The test requires 1 cylindrical piece of large diameter (typically PQ) drill core, minimum length 150 mm.

Test Inputs

Not applicable.

Test Outputs

SAGMILLING.COM uses only metric units of MPa. If the laboratory reports UCS in other units (such as psi), convert the results before entering.

The laboratory will report the following information:

  • N° specimens: The number of specimens tested (typically 1)
  • min The value, MPa, of the specimen with the lowest result (if applicable)
  • max: The value, MPa, of the specimen with the highest result (if applicable)
  • stdev: The standard deviation of value of all the specimens (if applicable)
  • ucs: The arithmetic average of the UCS in MPa of all the specimens

Extra field available for modelling

  • synthetic indicates whether this is a real test result, or just a synthetic one that should only be used for modelling.
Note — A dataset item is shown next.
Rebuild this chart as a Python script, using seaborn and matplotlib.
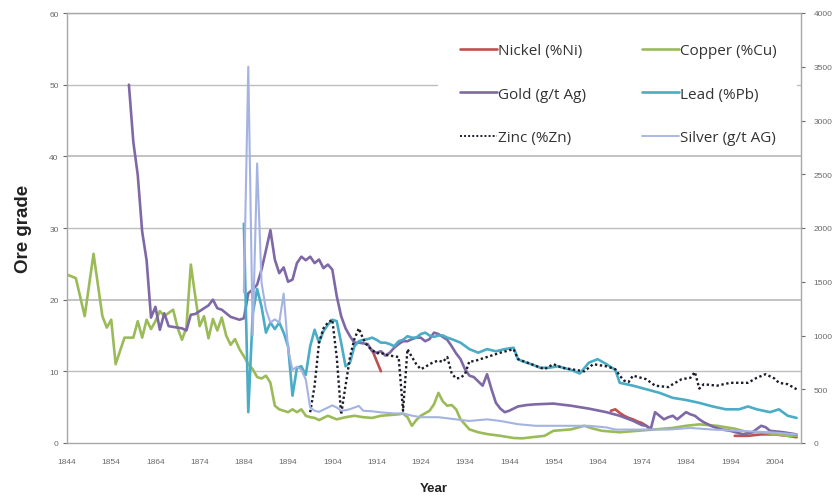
import numpy as np
import pandas as pd
import matplotlib
matplotlib.use("Agg")
import matplotlib.pyplot as plt
from matplotlib.patches import Rectangle
from matplotlib.lines import Line2D
import seaborn as sns

# ---------------- data ----------------
copper_years = [1844, 1846, 1848, 1850, 1852, 1853, 1854, 1855, 1857, 1859, 1860, 1861, 1862, 1863,
                1864, 1865, 1866, 1868, 1869, 1870, 1871, 1872, 1873, 1874, 1875, 1876, 1877, 1878,
                1879, 1880, 1881, 1882, 1883, 1884, 1885, 1886, 1887, 1888, 1889, 1890, 1891, 1892,
                1893, 1894, 1895, 1896, 1897, 1898, 1899, 1900, 1901, 1902, 1903, 1905, 1907, 1909,
                1911, 1913, 1915, 1917, 1919, 1920, 1921, 1922, 1923, 1924, 1926, 1927, 1928, 1929,
                1930, 1931, 1932, 1933, 1935, 1937, 1939, 1942, 1945, 1947, 1949, 1952, 1954, 1958,
                1961, 1963, 1965, 1969, 1973, 1977, 1981, 1984, 1987, 1991, 1995, 1998, 2001, 2004,
                2007, 2009]
copper_vals = [23.5, 23.0, 17.7, 26.4, 17.7, 16.1, 17.2, 11.0, 14.7, 14.7, 17.0, 14.7, 17.2, 15.9,
               17.0, 18.4, 17.7, 18.6, 16.1, 14.4, 16.1, 24.9, 20.5, 16.3, 17.7, 14.6, 17.3, 15.7,
               17.5, 15.0, 13.7, 14.5, 13.1, 12.1, 11.0, 10.3, 9.2, 9.0, 9.4, 8.4, 5.2, 4.7,
               4.5, 4.3, 4.7, 4.3, 4.7, 3.8, 3.6, 3.5, 3.2, 3.5, 3.8, 3.3, 3.6, 3.8,
               3.6, 3.5, 3.8, 3.9, 4.0, 4.1, 3.6, 2.4, 3.2, 3.8, 4.5, 5.4, 7.0, 5.8,
               5.2, 5.3, 4.7, 3.3, 1.9, 1.5, 1.25, 1.0, 0.7, 0.65, 0.8, 1.0, 1.7, 1.9,
               2.4, 2.0, 1.7, 1.5, 1.7, 1.9, 2.1, 2.4, 2.6, 2.4, 2.0, 1.5, 1.5, 1.25,
               1.0, 1.0]

gold_years = [1858, 1859, 1860, 1861, 1862, 1863, 1864, 1865, 1866, 1867, 1868, 1869, 1870, 1871,
              1872, 1873, 1874, 1875, 1876, 1877, 1878, 1879, 1880, 1881, 1882, 1883, 1884, 1885,
              1886, 1887, 1888, 1889, 1890, 1891, 1892, 1893, 1894, 1895, 1896, 1897, 1898, 1899,
              1900, 1901, 1902, 1903, 1904, 1905, 1906, 1907, 1908, 1909, 1910, 1911, 1912, 1913,
              1914, 1915, 1916, 1917, 1918, 1919, 1920, 1921, 1922, 1923, 1924, 1925, 1926, 1927,
              1928, 1929, 1930, 1931, 1932, 1933, 1934, 1935, 1936, 1937, 1938, 1939, 1940, 1941,
              1942, 1943, 1944, 1945, 1946, 1948, 1950, 1954, 1958, 1962, 1966, 1969, 1972, 1974,
              1975, 1976, 1977, 1978, 1979, 1980, 1981, 1982, 1983, 1984, 1985, 1986, 1987, 1988,
              1990, 1992, 1994, 1997, 1999, 2001, 2002, 2003, 2006, 2009]
gold_vals = [50.0, 42.0, 37.4, 29.5, 25.5, 17.5, 19.0, 15.8, 18.1, 16.3, 16.2, 16.1, 16.0, 15.7,
             17.9, 18.0, 18.4, 18.8, 19.2, 20.0, 18.8, 18.6, 18.1, 17.6, 17.4, 17.2, 17.4, 20.9,
             21.4, 22.1, 24.2, 26.9, 29.7, 25.6, 23.7, 24.5, 22.5, 22.8, 25.1, 26.0, 25.5, 26.0,
             25.1, 25.6, 24.4, 24.9, 24.2, 20.5, 17.7, 16.0, 14.9, 14.0, 14.0, 13.9, 13.8, 12.8,
             12.6, 12.8, 12.2, 12.6, 13.3, 13.8, 14.2, 14.2, 14.5, 14.7, 14.7, 14.2, 14.5, 15.4,
             15.2, 14.8, 14.4, 13.5, 12.5, 11.7, 10.3, 9.4, 9.2, 8.6, 8.0, 9.6, 7.5, 5.6,
             4.8, 4.3, 4.5, 4.8, 5.1, 5.3, 5.4, 5.5, 5.2, 4.8, 4.3, 3.8, 3.1, 2.5,
             2.4, 1.9, 4.3, 3.8, 3.3, 3.6, 3.8, 3.3, 3.8, 4.3, 4.0, 3.8, 3.3, 2.9,
             2.3, 1.9, 1.7, 1.2, 1.5, 2.4, 2.2, 1.7, 1.5, 1.2]

lead_years = [1884, 1885, 1886, 1887, 1888, 1889, 1890, 1891, 1892, 1893, 1894, 1895, 1896, 1897,
              1898, 1899, 1900, 1901, 1902, 1903, 1904, 1905, 1906, 1907, 1908, 1909, 1910, 1911,
              1912, 1913, 1914, 1915, 1916, 1917, 1918, 1919, 1920, 1921, 1922, 1923, 1924, 1925,
              1926, 1927, 1928, 1929, 1930, 1931, 1933, 1935, 1937, 1939, 1941, 1943, 1945, 1946,
              1947, 1949, 1951, 1953, 1955, 1958, 1960, 1962, 1964, 1966, 1968, 1969, 1972, 1975,
              1978, 1981, 1984, 1987, 1990, 1993, 1996, 1998, 2000, 2003, 2005, 2007, 2009]
lead_vals = [30.6, 4.3, 18.0, 21.5, 19.0, 15.4, 16.8, 15.9, 16.8, 15.4, 13.5, 6.6, 10.5, 10.7,
             9.5, 13.5, 15.8, 14.0, 15.6, 16.5, 17.2, 17.0, 14.0, 10.7, 11.2, 13.5, 14.2, 14.4,
             14.5, 14.7, 14.4, 14.0, 14.0, 13.8, 13.5, 14.2, 14.4, 14.9, 14.7, 14.7, 15.2, 15.4,
             15.0, 14.8, 15.0, 15.0, 14.7, 14.5, 14.0, 13.1, 12.6, 13.1, 12.8, 13.1, 13.3, 11.7,
             11.4, 11.0, 10.5, 10.5, 10.7, 10.2, 9.7, 11.2, 11.7, 11.0, 10.2, 8.4, 8.0, 7.5,
             7.0, 6.3, 6.0, 5.6, 5.1, 4.7, 4.7, 5.1, 4.7, 4.3, 4.7, 3.8, 3.5]

zinc_years = [1899, 1900, 1901, 1902, 1903, 1904, 1905, 1906, 1907, 1908, 1909, 1910, 1911, 1912,
              1913, 1914, 1915, 1916, 1917, 1918, 1919, 1920, 1921, 1922, 1923, 1924, 1925, 1926,
              1927, 1928, 1929, 1930, 1931, 1932, 1933, 1934, 1935, 1936, 1938, 1940, 1942, 1945,
              1946, 1949, 1952, 1954, 1956, 1958, 1961, 1963, 1966, 1968, 1969, 1970, 1971, 1972,
              1975, 1977, 1980, 1981, 1983, 1985, 1986, 1987, 1988, 1991, 1994, 1998, 2000, 2002,
              2004, 2005, 2007, 2009]
zinc_vals = [4.3, 8.0, 14.0, 16.0, 16.8, 17.2, 12.0, 4.0, 8.0, 12.0, 14.5, 16.0, 14.5, 13.5,
             13.0, 12.5, 12.6, 12.3, 12.2, 12.1, 12.0, 4.5, 13.1, 12.0, 11.0, 10.3, 10.6, 11.0,
             11.3, 11.5, 11.3, 12.0, 9.7, 9.0, 9.1, 9.6, 11.4, 11.4, 11.8, 12.2, 12.6, 13.1,
             11.7, 11.0, 10.3, 11.0, 10.5, 10.3, 10.0, 11.0, 10.7, 10.3, 9.4, 8.7, 8.5, 9.4,
             8.9, 8.0, 7.8, 8.2, 8.9, 9.1, 9.9, 7.6, 8.2, 8.0, 8.4, 8.4, 9.1, 9.6,
             9.0, 8.4, 8.2, 7.5]

silver_years = [1884, 1885, 1886, 1887, 1888, 1889, 1890, 1891, 1892, 1893, 1894, 1895, 1896, 1897,
                1898, 1899, 1900, 1901, 1902, 1903, 1904, 1905, 1906, 1907, 1908, 1910, 1911, 1913,
                1915, 1918, 1920, 1922, 1924, 1928, 1932, 1935, 1939, 1942, 1946, 1950, 1962, 1966,
                1968, 1980, 1985, 1990, 1995, 2000, 2003, 2009]
silver_vals = [1400, 3500, 1000, 2600, 1490, 1240, 1120, 1150, 1120, 1390, 870, 680, 710, 680,
               590, 330, 300, 290, 310, 330, 350, 330, 300, 305, 315, 345, 300, 295,
               285, 275, 275, 255, 240, 240, 220, 205, 220, 205, 175, 160, 160, 145,
               125, 125, 140, 125, 115, 105, 100, 80]

nickel_years = [1913, 1914, 1915, 1967, 1968, 1969, 1970, 1971, 1972, 1973, 1974, 1975, 1976,
                1995, 1998, 2001, 2004, 2007, 2009]
nickel_vals = [13.0, 11.5, 10.0, 4.5, 4.7, 4.2, 3.8, 3.5, 3.3, 3.0, 2.8, 2.4, 2.0,
               1.0, 1.0, 1.2, 1.2, 1.0, 0.8]
nickel_segment = [1, 1, 1, 2, 2, 2, 2, 2, 2, 2, 2, 2, 2, 3, 3, 3, 3, 3, 3]

x_ticks = list(range(1844, 2005, 10))
left_ticks = [0, 10, 20, 30, 40, 50, 60]
right_ticks = [0, 500, 1000, 1500, 2000, 2500, 3000, 3500, 4000]

# ---------------- styling ----------------
C_NICKEL = "#C0504D"
C_COPPER = "#9BBB59"
C_GOLD = "#7E68A6"
C_LEAD = "#4BACC6"
C_ZINC = "#1C1C2A"
C_SILVER = "#A4B3E2"

sns.set_theme(style="white")
plt.rcParams["font.family"] = ["Liberation Sans", "DejaVu Sans"]

fig = plt.figure(figsize=(8.4, 5.02), dpi=100)
ax = fig.add_axes([67 / 840, 1 - 444 / 502, (801 - 67) / 840, (444 - 14) / 502])
ax2 = ax.twinx()

lw = 1.9
seg_df = pd.DataFrame({"year": nickel_years, "value": nickel_vals, "seg": nickel_segment})
for s, d in seg_df.groupby("seg"):
    sns.lineplot(data=d, x="year", y="value", ax=ax, color=C_NICKEL, linewidth=lw,
                 estimator=None, sort=False, zorder=3)
sns.lineplot(x=copper_years, y=copper_vals, ax=ax, color=C_COPPER, linewidth=lw,
             estimator=None, sort=False, zorder=3)
sns.lineplot(x=gold_years, y=gold_vals, ax=ax, color=C_GOLD, linewidth=lw,
             estimator=None, sort=False, zorder=3)
sns.lineplot(x=lead_years, y=lead_vals, ax=ax, color=C_LEAD, linewidth=lw,
             estimator=None, sort=False, zorder=3)
sns.lineplot(x=zinc_years, y=zinc_vals, ax=ax, color=C_ZINC, linewidth=1.7,
             linestyle=(0, (1, 1.1)), estimator=None, sort=False, zorder=4)
sns.lineplot(x=silver_years, y=silver_vals, ax=ax2, color=C_SILVER, linewidth=1.5,
             estimator=None, sort=False, zorder=3)

# axes ranges
ax.set_xlim(1844, 2010)
ax.set_ylim(0, 60)
ax2.set_ylim(0, 4000)
ax2.set_xlim(1844, 2010)

grid_c = "#BDBDBD"
ax.set_axisbelow(True)
for v in left_ticks[1:]:
    ax.axhline(v, color=grid_c, linewidth=1.3 if v in (20, 40) else 1.0, zorder=0.5)

# white legend area hiding grid
ax.add_patch(Rectangle((0.505, 0.685), 0.49, 0.31, transform=ax.transAxes,
                       facecolor="white", edgecolor="none", zorder=1))

ax.set_xticks(x_ticks)
ax.set_xticklabels([str(t) for t in x_ticks])
ax.set_yticks(left_ticks)
ax2.set_yticks(right_ticks)

tick_c = "#6A6A6A"
for a in (ax, ax2):
    a.tick_params(axis="both", labelsize=6, colors=tick_c, length=3, width=0.8,
                  direction="out", pad=3)
    for sp in a.spines.values():
        sp.set_color("#A8A8A8")
        sp.set_linewidth(1.0)
ax.tick_params(axis="x", pad=8)
ax2.tick_params(axis="y", pad=6)
ax.spines["right"].set_visible(False)
ax2.spines["left"].set_visible(False)
ax2.spines["top"].set_visible(False)
ax2.spines["bottom"].set_visible(False)
ax2.grid(False)
ax.grid(False)

ax.set_xlabel("Year", fontsize=9.5, fontweight="bold", color="#222222", labelpad=12)
ax.set_ylabel("Ore grade", fontsize=13.5, fontweight="bold", color="#222222", labelpad=12)
ax2.set_ylabel("")

# legend, two columns placed separately
leg_kw = dict(loc="upper left", frameon=False, handlelength=2.4,
              handletextpad=0.1, labelspacing=1.87, borderaxespad=0, borderpad=0,
              prop={"family": ["Open Sans", "DejaVu Sans"], "size": 11})
h1 = [Line2D([], [], color=C_NICKEL, lw=lw),
      Line2D([], [], color=C_GOLD, lw=lw),
      Line2D([], [], color=C_ZINC, lw=1.4, linestyle=(0, (1, 1.1)))]
l1 = ["Nickel (%Ni)", "Gold (g/t Ag)", "Zinc (%Zn)"]
h2 = [Line2D([], [], color=C_COPPER, lw=lw),
      Line2D([], [], color=C_LEAD, lw=lw),
      Line2D([], [], color=C_SILVER, lw=1.3)]
l2 = ["Copper (%Cu)", "Lead (%Pb)", "Silver (g/t AG)"]
y_anchor = (444 - 44) / 430
leg1 = ax2.legend(h1, l1, bbox_to_anchor=((460 - 67) / 734, y_anchor), **leg_kw)
ax2.add_artist(leg1)
leg2 = ax2.legend(h2, l2, bbox_to_anchor=((642 - 67) / 734, y_anchor), **leg_kw)
for lg in (leg1, leg2):
    for t in lg.get_texts():
        t.set_color("#333333")

fig.savefig("out.png", dpi=100, facecolor="white")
If this column contains a value of '1' (boolean=true) for a test, then that test is understood to not be a real test result and is therefore not shown on the testwork comparison charts. Synthetic values are available when running circuit model simulations and do show up in the list of model results.


Unconfined compressive strength is not used directly in any SAGMILLING.COM models. Literature suggests it can occasionally be used as a proxy for the Bond crushing work index if a suitable calibration sample set exists for an ore.

The UCS reflects the energy requirement to break rocks in the coarse size range, from >100 mm down to about 10 mm - 20 mm.